### To be done:
Of the material below, the lines to be retyped are those from the line containing "Output the Python" through the line containing "from matplotlib.patches import Patch", inclusive; reproduce them exactly.

### Data listing:
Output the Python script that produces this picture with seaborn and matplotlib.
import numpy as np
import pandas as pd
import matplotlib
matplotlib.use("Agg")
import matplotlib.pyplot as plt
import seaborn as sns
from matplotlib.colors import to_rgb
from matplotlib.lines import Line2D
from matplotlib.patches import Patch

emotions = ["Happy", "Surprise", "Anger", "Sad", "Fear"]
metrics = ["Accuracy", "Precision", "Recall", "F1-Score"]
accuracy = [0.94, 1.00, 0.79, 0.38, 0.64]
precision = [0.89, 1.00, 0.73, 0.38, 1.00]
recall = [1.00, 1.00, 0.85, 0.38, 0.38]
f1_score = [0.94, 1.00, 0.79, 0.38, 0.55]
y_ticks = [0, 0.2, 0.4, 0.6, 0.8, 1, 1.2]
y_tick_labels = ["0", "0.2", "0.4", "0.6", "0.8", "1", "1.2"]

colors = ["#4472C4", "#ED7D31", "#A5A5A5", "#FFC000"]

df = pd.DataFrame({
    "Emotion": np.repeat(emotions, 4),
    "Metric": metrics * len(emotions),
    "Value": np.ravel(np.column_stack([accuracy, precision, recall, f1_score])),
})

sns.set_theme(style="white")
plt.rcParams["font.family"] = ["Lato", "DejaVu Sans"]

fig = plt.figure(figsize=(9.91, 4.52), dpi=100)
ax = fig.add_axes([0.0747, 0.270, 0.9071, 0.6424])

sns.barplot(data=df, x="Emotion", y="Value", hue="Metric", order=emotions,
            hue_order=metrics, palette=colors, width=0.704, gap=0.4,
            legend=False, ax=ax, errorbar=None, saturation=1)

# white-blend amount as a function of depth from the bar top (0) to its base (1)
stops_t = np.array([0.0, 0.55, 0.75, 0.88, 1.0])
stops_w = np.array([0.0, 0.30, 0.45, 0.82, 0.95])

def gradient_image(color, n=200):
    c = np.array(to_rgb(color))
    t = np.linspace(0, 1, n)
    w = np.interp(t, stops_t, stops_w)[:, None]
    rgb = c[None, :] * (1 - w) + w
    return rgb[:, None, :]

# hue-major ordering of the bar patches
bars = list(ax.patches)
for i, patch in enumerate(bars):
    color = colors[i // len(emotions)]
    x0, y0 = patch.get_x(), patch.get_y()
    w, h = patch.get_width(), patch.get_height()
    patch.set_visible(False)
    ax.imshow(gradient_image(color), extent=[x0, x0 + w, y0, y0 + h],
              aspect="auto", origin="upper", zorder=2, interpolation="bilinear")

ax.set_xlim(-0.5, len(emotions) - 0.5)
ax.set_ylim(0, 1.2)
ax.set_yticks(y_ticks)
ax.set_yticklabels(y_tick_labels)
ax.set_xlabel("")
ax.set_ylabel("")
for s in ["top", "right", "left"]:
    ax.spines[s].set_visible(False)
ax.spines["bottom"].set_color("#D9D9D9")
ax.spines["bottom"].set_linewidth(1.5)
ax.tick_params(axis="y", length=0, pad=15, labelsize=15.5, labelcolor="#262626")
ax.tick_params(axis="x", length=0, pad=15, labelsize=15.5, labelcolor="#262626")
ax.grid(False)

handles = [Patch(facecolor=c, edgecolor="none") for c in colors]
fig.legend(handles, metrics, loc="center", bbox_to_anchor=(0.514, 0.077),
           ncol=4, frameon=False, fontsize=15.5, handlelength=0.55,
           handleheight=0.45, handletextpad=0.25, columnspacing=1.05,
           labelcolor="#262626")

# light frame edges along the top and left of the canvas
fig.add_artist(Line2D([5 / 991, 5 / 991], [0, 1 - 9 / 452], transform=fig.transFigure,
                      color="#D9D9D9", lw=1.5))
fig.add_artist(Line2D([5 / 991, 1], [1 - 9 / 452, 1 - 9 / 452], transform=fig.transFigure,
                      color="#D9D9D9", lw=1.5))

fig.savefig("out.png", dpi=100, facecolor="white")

==

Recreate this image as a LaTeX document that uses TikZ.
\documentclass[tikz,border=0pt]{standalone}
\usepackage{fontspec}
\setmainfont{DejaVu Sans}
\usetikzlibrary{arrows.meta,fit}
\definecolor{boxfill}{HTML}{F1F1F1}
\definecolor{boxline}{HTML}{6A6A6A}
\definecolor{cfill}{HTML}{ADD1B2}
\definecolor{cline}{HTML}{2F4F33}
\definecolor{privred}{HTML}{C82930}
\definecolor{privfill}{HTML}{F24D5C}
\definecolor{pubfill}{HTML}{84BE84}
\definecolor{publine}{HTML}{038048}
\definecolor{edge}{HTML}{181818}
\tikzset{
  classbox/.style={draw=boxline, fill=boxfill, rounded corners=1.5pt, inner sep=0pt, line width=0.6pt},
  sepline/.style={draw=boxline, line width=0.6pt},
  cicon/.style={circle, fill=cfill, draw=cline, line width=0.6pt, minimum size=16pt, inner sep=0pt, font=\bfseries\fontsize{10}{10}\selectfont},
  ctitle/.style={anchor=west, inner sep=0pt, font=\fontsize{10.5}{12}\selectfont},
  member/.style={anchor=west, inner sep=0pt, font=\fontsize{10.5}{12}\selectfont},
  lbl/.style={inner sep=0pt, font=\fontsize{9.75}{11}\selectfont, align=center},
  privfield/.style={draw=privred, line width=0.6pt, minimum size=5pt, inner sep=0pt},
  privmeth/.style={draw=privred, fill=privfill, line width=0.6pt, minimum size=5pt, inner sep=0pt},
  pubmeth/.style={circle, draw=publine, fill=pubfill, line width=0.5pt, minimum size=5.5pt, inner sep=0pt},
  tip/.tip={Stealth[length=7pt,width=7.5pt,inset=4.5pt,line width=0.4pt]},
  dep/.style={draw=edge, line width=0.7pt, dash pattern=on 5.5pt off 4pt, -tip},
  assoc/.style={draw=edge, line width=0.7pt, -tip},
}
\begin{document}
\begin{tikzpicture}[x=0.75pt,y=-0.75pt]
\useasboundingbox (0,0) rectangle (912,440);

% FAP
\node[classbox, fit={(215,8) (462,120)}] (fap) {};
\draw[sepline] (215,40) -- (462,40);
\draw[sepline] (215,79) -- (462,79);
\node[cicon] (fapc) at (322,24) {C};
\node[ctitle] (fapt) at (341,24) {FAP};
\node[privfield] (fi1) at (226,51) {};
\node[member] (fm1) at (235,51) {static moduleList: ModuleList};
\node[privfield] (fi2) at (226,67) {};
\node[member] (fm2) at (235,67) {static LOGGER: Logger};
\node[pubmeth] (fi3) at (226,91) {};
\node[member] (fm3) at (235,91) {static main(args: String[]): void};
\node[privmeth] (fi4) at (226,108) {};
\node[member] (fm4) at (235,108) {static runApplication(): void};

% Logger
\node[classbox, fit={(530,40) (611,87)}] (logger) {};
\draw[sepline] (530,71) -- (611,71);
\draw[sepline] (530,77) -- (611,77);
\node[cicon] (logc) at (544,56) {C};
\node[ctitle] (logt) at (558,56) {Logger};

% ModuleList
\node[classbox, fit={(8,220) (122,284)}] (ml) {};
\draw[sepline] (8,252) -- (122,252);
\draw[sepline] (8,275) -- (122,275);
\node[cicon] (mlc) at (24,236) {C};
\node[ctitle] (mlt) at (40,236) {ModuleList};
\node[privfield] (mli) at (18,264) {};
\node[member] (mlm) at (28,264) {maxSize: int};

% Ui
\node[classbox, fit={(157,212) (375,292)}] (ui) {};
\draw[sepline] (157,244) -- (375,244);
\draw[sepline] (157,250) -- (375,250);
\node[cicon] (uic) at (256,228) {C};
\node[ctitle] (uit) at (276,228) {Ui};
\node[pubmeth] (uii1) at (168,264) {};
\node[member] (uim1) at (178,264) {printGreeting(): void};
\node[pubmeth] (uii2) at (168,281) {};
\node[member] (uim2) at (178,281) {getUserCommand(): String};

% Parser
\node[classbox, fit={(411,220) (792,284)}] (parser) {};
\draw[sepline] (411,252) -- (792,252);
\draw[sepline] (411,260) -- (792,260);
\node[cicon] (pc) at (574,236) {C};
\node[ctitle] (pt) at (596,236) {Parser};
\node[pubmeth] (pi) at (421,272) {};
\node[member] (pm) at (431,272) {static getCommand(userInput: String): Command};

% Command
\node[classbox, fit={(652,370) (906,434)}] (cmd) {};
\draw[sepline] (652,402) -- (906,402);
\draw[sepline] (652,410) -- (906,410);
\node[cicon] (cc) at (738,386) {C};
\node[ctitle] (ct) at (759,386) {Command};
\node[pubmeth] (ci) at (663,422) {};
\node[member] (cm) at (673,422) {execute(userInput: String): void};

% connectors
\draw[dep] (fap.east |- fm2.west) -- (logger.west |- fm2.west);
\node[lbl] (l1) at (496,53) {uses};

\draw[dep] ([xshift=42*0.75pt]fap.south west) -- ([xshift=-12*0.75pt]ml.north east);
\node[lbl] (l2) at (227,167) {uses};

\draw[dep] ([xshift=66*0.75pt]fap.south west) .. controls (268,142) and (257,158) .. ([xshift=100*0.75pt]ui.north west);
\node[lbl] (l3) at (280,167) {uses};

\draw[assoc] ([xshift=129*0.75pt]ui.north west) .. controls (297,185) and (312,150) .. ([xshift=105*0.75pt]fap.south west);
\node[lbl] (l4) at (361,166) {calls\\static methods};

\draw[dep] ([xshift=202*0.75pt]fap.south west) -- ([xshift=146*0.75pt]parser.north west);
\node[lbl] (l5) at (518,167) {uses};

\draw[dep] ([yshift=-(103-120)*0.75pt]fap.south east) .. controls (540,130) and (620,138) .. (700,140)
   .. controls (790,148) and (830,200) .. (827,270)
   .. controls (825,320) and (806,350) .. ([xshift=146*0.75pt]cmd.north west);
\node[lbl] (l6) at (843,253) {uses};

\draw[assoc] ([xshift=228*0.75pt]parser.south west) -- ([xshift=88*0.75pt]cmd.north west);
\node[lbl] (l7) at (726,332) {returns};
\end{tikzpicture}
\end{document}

---

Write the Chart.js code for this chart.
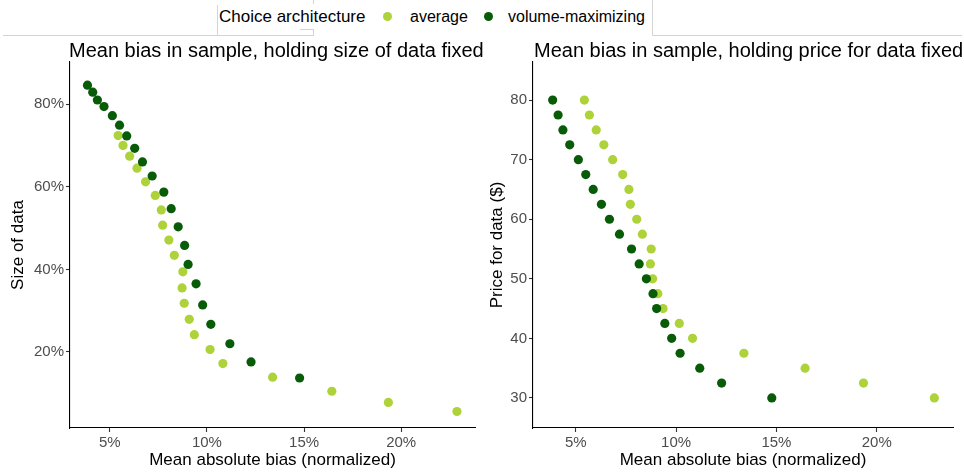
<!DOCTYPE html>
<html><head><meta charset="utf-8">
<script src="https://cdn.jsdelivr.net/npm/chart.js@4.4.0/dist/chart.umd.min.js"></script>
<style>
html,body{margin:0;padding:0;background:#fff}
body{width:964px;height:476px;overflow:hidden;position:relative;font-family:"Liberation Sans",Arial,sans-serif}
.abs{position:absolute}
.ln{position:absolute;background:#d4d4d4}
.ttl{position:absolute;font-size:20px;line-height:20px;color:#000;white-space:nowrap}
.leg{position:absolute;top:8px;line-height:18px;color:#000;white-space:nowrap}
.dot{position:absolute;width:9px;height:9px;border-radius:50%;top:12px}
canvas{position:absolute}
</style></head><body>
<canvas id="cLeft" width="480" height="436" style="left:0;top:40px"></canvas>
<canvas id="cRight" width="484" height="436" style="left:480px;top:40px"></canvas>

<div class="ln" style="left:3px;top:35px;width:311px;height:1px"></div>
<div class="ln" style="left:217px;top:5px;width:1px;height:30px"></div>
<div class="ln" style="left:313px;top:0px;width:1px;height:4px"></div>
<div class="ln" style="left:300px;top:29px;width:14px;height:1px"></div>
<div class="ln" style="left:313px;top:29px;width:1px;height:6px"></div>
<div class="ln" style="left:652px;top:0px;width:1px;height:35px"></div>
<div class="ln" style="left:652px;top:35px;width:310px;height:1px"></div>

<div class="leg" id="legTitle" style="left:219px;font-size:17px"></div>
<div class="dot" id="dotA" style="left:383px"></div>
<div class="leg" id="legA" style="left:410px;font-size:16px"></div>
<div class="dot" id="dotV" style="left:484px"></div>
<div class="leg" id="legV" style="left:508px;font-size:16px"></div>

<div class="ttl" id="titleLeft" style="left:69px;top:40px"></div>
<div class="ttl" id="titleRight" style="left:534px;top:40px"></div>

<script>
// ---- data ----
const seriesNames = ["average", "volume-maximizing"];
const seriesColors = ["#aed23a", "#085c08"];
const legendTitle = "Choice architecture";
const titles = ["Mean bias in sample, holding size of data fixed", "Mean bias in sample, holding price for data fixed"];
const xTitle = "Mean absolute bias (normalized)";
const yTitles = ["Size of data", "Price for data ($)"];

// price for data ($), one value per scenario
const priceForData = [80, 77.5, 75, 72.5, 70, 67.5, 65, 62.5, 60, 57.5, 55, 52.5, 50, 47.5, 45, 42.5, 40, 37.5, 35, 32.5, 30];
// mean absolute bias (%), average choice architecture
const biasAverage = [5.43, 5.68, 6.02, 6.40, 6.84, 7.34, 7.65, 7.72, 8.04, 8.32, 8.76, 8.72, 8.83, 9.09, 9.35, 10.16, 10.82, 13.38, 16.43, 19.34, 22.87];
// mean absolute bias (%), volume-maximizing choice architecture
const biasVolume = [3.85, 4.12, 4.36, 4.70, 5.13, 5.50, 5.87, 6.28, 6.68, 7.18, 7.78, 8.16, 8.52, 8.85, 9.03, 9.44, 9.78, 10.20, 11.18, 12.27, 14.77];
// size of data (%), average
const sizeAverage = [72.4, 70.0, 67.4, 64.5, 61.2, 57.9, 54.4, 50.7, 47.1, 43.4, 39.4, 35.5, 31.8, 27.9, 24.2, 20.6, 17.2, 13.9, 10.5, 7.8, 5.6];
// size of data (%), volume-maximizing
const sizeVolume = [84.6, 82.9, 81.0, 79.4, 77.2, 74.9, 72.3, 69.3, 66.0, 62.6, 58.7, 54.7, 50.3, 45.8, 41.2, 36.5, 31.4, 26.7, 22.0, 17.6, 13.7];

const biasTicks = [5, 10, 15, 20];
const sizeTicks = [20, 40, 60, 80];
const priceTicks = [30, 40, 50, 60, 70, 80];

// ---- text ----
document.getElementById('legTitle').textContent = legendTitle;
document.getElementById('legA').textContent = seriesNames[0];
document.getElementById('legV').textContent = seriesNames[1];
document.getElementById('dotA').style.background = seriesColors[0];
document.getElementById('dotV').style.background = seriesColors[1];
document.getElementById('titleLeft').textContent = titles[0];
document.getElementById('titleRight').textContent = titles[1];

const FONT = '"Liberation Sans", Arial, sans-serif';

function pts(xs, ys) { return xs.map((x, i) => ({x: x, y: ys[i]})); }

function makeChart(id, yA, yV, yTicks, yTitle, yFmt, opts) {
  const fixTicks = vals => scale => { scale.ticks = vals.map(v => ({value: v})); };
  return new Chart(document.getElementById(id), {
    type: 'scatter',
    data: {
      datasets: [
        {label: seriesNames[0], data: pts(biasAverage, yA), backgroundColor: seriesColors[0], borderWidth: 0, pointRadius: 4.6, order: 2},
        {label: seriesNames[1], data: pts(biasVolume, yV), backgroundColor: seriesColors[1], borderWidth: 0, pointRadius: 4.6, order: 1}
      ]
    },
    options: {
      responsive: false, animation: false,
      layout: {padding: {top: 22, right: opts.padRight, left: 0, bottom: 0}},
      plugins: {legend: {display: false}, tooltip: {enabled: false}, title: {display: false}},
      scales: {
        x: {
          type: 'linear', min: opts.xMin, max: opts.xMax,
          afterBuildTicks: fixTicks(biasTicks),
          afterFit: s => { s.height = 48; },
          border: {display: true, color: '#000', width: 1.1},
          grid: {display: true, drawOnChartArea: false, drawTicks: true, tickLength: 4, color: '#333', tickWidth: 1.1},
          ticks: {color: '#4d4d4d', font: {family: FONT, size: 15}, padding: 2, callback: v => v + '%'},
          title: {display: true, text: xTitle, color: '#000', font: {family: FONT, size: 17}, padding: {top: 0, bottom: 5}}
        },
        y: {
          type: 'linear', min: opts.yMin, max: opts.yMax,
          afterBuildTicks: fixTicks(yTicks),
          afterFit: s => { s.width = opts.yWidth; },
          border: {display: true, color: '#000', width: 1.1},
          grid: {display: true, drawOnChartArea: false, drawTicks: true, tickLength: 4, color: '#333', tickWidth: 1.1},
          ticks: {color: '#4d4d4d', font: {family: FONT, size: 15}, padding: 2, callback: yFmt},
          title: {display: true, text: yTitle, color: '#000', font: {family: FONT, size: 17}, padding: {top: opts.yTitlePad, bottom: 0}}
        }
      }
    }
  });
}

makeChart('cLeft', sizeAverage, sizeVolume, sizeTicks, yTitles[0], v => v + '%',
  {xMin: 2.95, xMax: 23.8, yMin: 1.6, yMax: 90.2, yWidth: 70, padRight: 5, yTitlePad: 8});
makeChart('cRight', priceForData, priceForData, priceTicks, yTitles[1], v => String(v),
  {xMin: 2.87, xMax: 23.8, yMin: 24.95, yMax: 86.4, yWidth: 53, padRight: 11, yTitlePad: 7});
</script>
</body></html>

### The result:
Output the Python script that produces this picture with seaborn and matplotlib.
import numpy as np
import pandas as pd
import matplotlib
matplotlib.use("Agg")
import matplotlib.pyplot as plt
import seaborn as sns
from matplotlib.colors import to_rgb
from matplotlib.lines import Line2D
from matplotlib.patches import Patch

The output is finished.